Pneumonia is the leading cause of calf mortality after the neonatal period, causing significant welfare harm and economic losses across dairy and beef enterprises. Understanding the multifactorial causes of bovine respiratory disease (BRD) enables targeted prevention strategies.
Pneumonia causes genuine suffering in calves — fever, respiratory difficulty, lethargy, and pain from pulmonary inflammation. Calves with clinical pneumonia show reduced feed intake, weight loss, depressed behaviour, and nasal discharge. Severe cases cause respiratory failure and death. Even calves that recover from clinical disease may have permanent lung damage, impairing their productive potential and potentially causing ongoing chronic welfare compromise.

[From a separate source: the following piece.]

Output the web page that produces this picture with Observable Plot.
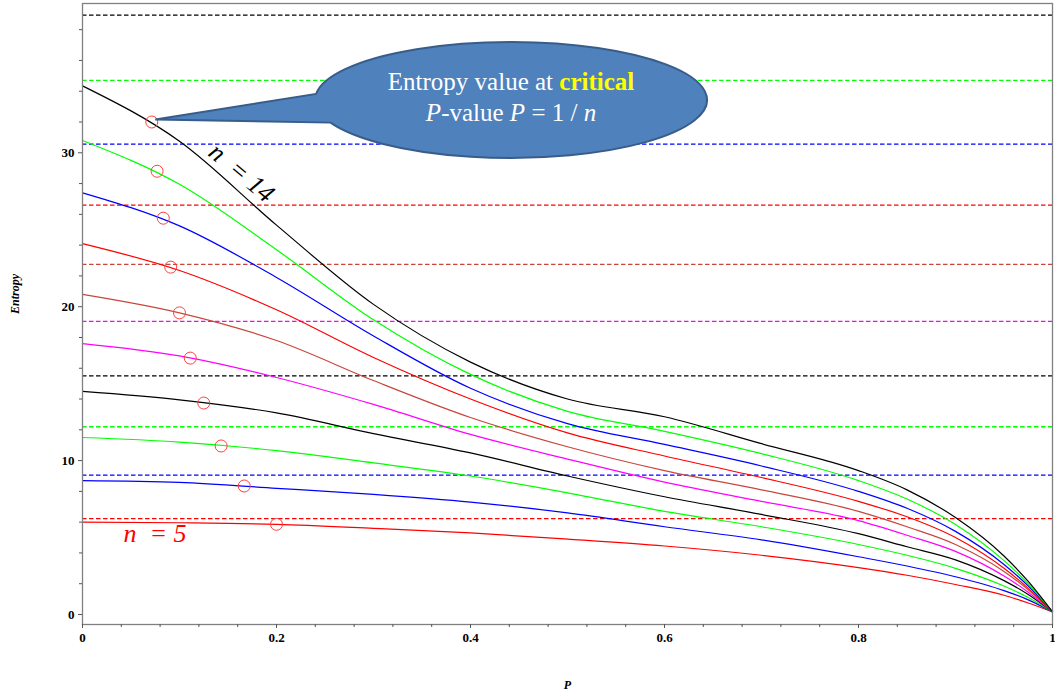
<!DOCTYPE html>
<html><head><meta charset="utf-8">
<script src="https://cdn.jsdelivr.net/npm/d3@7"></script>
<script src="https://cdn.jsdelivr.net/npm/@observablehq/plot@0.6"></script>
<style>
html,body{margin:0;padding:0;background:#fff;}
#chart svg{display:block;}
#chart svg, #chart svg text, #chart svg tspan{font-family:"Liberation Serif","Times New Roman","DejaVu Serif",serif !important;}
g[aria-label="x-axis tick label"], g[aria-label="y-axis tick label"]{font-weight:bold;font-size:13px;}
</style>
</head><body><div id="chart"></div>
<script>
// P grid shared by all curves
const P = [0, 0.1, 0.2, 0.3, 0.4, 0.5, 0.6, 0.7, 0.8, 0.85, 0.9, 0.95, 0.975, 1];
const nList = [5, 6, 7, 8, 9, 10, 11, 12, 13, 14];
const S5  = [6.0, 5.96, 5.86, 5.6, 5.3, 4.9, 4.45, 3.85, 3.05, 2.55, 1.95, 1.25, 0.75, 0.17];
const S6  = [8.7, 8.58, 8.2, 7.8, 7.3, 6.6, 5.7, 4.85, 3.75, 3.15, 2.45, 1.55, 0.95, 0.17];
const S7  = [11.5, 11.2, 10.65, 9.85, 9.0, 7.9, 6.7, 5.7, 4.55, 3.85, 3.0, 1.85, 1.1, 0.17];
const S8  = [14.5, 13.95, 13.1, 11.75, 10.5, 9.0, 7.65, 6.5, 5.25, 4.4, 3.55, 2.2, 1.3, 0.17];
const S9  = [17.6, 16.8, 15.4, 13.65, 11.7, 10.1, 8.6, 7.35, 6.1, 5.15, 4.1, 2.5, 1.45, 0.17];
const S10 = [20.8, 19.6, 17.8, 15.2, 12.8, 10.9, 9.35, 8.1, 6.7, 5.7, 4.55, 2.8, 1.6, 0.17];
const S11 = [24.1, 22.35, 19.8, 16.7, 14.0, 11.8, 10.3, 8.9, 7.35, 6.35, 5.0, 3.0, 1.7, 0.17];
const S12 = [27.4, 25.25, 21.9, 18.1, 14.7, 12.4, 11.05, 9.65, 8.0, 6.9, 5.4, 3.25, 1.85, 0.17];
const S13 = [30.8, 27.95, 23.7, 19.15, 15.6, 13.2, 11.9, 10.45, 8.7, 7.5, 5.85, 3.5, 2.0, 0.17];
const S14 = [34.35, 30.75, 25.3, 20.15, 16.4, 14.0, 12.85, 11.1, 9.35, 8.1, 6.3, 3.8, 2.15, 0.17];
const seriesValues = [S5, S6, S7, S8, S9, S10, S11, S12, S13, S14];
const seriesColors = ["#ff0000", "#0000ff", "#00ff00", "#000000", "#ff00ff", "#c8463c", "#ff0000", "#0000ff", "#00ff00", "#000000"];
// critical P-value P = 1/n and entropy there
const criticalP = [0.2, 0.1667, 0.1429, 0.125, 0.1111, 0.1, 0.0909, 0.0833, 0.0769, 0.0714];
const criticalS = [5.86, 8.35, 10.95, 13.74, 16.66, 19.6, 22.57, 25.75, 28.8, 32.0];
// dashed horizontal levels
const maxS = [6.23, 9.05, 12.2, 15.5, 19.05, 22.75, 26.6, 30.56, 34.7, 38.95];
// ticks
const xMajor = [0, 0.2, 0.4, 0.6, 0.8, 1];
const xMajorLabels = ["0", "0.2", "0.4", "0.6", "0.8", "1"];
const xMinor = [0.04, 0.08, 0.12, 0.16, 0.24, 0.28, 0.32, 0.36, 0.44, 0.48, 0.52, 0.56, 0.64, 0.68, 0.72, 0.76, 0.84, 0.88, 0.92, 0.96];
const yMajor = [0, 10, 20, 30];
const yMajorLabels = ["0", "10", "20", "30"];
const yMinor = [2, 4, 6, 8, 12, 14, 16, 18, 22, 24, 26, 28, 32, 34, 36, 38];
// curve labels
const labelTexts = ["n\u00a0\u00a0= 14", "n\u00a0\u00a0= 5"];
const labelP = [0.164, 0.0747];
const labelS = [28.7, 5.28];
const labelRotate = [40, 0];
const labelColors = ["#000000", "#ff0000"];
const calloutCenter = [0.4423, 33.4];

const serif = "'Liberation Serif', 'Times New Roman', 'DejaVu Serif', serif";

const curveRows = [];
nList.forEach((n, i) => {
  P.forEach((p, j) => curveRows.push({n, P: p, v: seriesValues[i][j], color: seriesColors[i]}));
});
const dashRows = nList.map((n, i) => ({n, v: maxS[i], color: seriesColors[i]}));
const critRows = nList.map((n, i) => ({n, P: criticalP[i], v: criticalS[i]}));
const labelRows = labelTexts.map((t, i) => ({t, P: labelP[i], v: labelS[i], r: labelRotate[i], c: labelColors[i]}));

const plot = Plot.plot({
  width: 1055, height: 700,
  marginLeft: 82, marginRight: 3, marginTop: 3, marginBottom: 76,
  x: {domain: [0, 1], label: null},
  y: {domain: [-0.65, 39.7], label: null},
  color: {type: "identity"},
  style: {background: "white", overflow: "visible"},
  marks: [
    Plot.ruleY(dashRows, {y: "v", stroke: "color", strokeDasharray: "4.5,2.5", strokeWidth: 1.3}),
    Plot.line(curveRows, {x: "P", y: "v", z: "n", stroke: "color", strokeWidth: 1.2, curve: "monotone-x"}),
    Plot.dot(critRows, {x: "P", y: "v", r: 6, stroke: "#ff4040", strokeWidth: 1}),
    Plot.frame({stroke: "#808080", strokeWidth: 1.3}),
    Plot.axisX(xMinor, {tickSize: 3, tickFormat: () => "", stroke: "#555"}),
    Plot.axisX(xMajor, {tickSize: 4, tickPadding: 4, stroke: "#555", fill: "black",
      tickFormat: (d) => xMajorLabels[xMajor.indexOf(d)], fontWeight: "bold", fontSize: 13}),
    Plot.axisY(yMinor, {tickSize: 3, tickFormat: () => "", stroke: "#555"}),
    Plot.axisY(yMajor, {tickSize: 4, tickPadding: 4, stroke: "#555", fill: "black",
      tickFormat: (d) => yMajorLabels[yMajor.indexOf(d)], fontWeight: "bold", fontSize: 13}),
    Plot.text(["P"], {frameAnchor: "bottom", dy: 64, fontWeight: "bold", fontStyle: "italic", fontSize: 12, fill: "black"}),
    Plot.text(["Entropy"], {frameAnchor: "left", dx: -67, rotate: -90, fontWeight: "bold", fontStyle: "italic", fontSize: 12, fill: "black"}),
    Plot.text(labelRows, {x: "P", y: "v", text: "t", rotate: "r", fill: "c", fontSize: 26, fontStyle: "italic"})
  ]
});
document.getElementById("chart").appendChild(plot);

// Callout annotation anchored to the n = 14 critical point
const xs = plot.scale("x"), ys = plot.scale("y");
const svg = d3.select(plot);
const tipX = xs.apply(criticalP[9]) + 4, tipY = ys.apply(criticalS[9]) - 2;
const cx = xs.apply(calloutCenter[0]), cy = ys.apply(calloutCenter[1]);
const rx = 196, ry = 58;
const a1 = 186 * Math.PI / 180, a2 = 157 * Math.PI / 180;
const p1 = [cx + rx * Math.cos(a1), cy + ry * Math.sin(a1)];
const p2 = [cx + rx * Math.cos(a2), cy + ry * Math.sin(a2)];
svg.append("path")
  .attr("d", `M${tipX},${tipY}L${p1[0]},${p1[1]}A${rx},${ry} 0 1 1 ${p2[0]},${p2[1]}Z`)
  .attr("fill", "#4f81bd").attr("stroke", "#385d8a").attr("stroke-width", 2);
const g = svg.append("g").attr("font-family", serif).attr("font-size", 25)
  .attr("fill", "white").attr("text-anchor", "middle");
const l1 = g.append("text").attr("x", cx).attr("y", cy - 10);
l1.append("tspan").text("Entropy value at ");
l1.append("tspan").attr("fill", "#ffff00").attr("font-weight", "bold").text("critical");
const l2 = g.append("text").attr("x", cx).attr("y", cy + 21);
l2.append("tspan").attr("font-style", "italic").text("P");
l2.append("tspan").text("-value ");
l2.append("tspan").attr("font-style", "italic").text("P");
l2.append("tspan").text(" = 1 / ");
l2.append("tspan").attr("font-style", "italic").text("n");
</script></body></html>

The suffering of calves with undetected or delayed-treatment pneumonia is a preventable welfare failure.
BRD is a polymicrobial disease typically involving: viral triggers (Bovine Respiratory Syncytial Virus, Bovine Herpesvirus 1, Parainfluenza-3, Bovine Coronavirus) that damage airway defences and enable secondary bacterial infection, followed by bacterial pathogens (Mannheimia haemolytica, Pasteurella multocida, Histophilus somni, Mycoplasma bovis). Mycoplasma bovis is particularly problematic due to antibiotic resistance and its ability to cause severe, chronic lung damage and joint disease. Understanding the pathogen profile in a specific enterprise guides vaccination and treatment choice.
Key risk factors for calf pneumonia: poor colostrum management (failure of passive transfer leaves calves immunocompromised), mixing calves of different ages and sources (introducing new pathogens), inadequate ventilation in calf housing (high humidity, poor air exchange, high bacterial and viral loads), high stocking density, nutritional stress (restricted milk feeding), cold stress (particularly in young calves), and weaning stress. The 'triangle' of host susceptibility (poor immunity), pathogen challenge (high pathogen load), and environmental stress (cold, poor ventilation) explains most BRD risk.
Early detection is critical for welfare — calves treated within 24 hours of first signs have significantly better outcomes than those treated after 48+ hours. Clinical Respiratory Scoring systems (e.g., Wisconsin Respiratory Scoring Chart — assessing rectal temperature, nasal discharge, eye discharge, ear position, cough on stimulation) provide standardised criteria for treatment decisions. Training stockpeople in recognising subtle early signs (reduced activity, slightly depressed ears, slightly elevated respiratory rate) before obvious illness occurs is a welfare investment.
Treatment includes: appropriate antimicrobials (selected based on pathogen, antibiotic sensitivity, and residue considerations), NSAIDs for pain relief and anti-inflammatory effect (significantly improving welfare outcomes and recovery rates — NSAID treatment should be part of every pneumonia treatment protocol), and supportive care. Re-treatment protocols for non-responders and anti-inflammatory use in severe cases improve outcomes. Treatment records enable assessment of drug efficacy and inform future antibiotic stewardship decisions.
Prevention strategy: maximise passive immunity (target ≤20% FPT rate), vaccination against viral components (intranasal vaccines can be given before maternal antibody decline — at 2-3 weeks), optimise ventilation (minimum 4 air changes per hour while maintaining thermal comfort), limit mixing of calves from different sources, implement all-in/all-out management in calf accommodation, and provide adequate nutrition to support immune function. Systematic risk assessment with the attending veterinarian enables targeted prevention investment.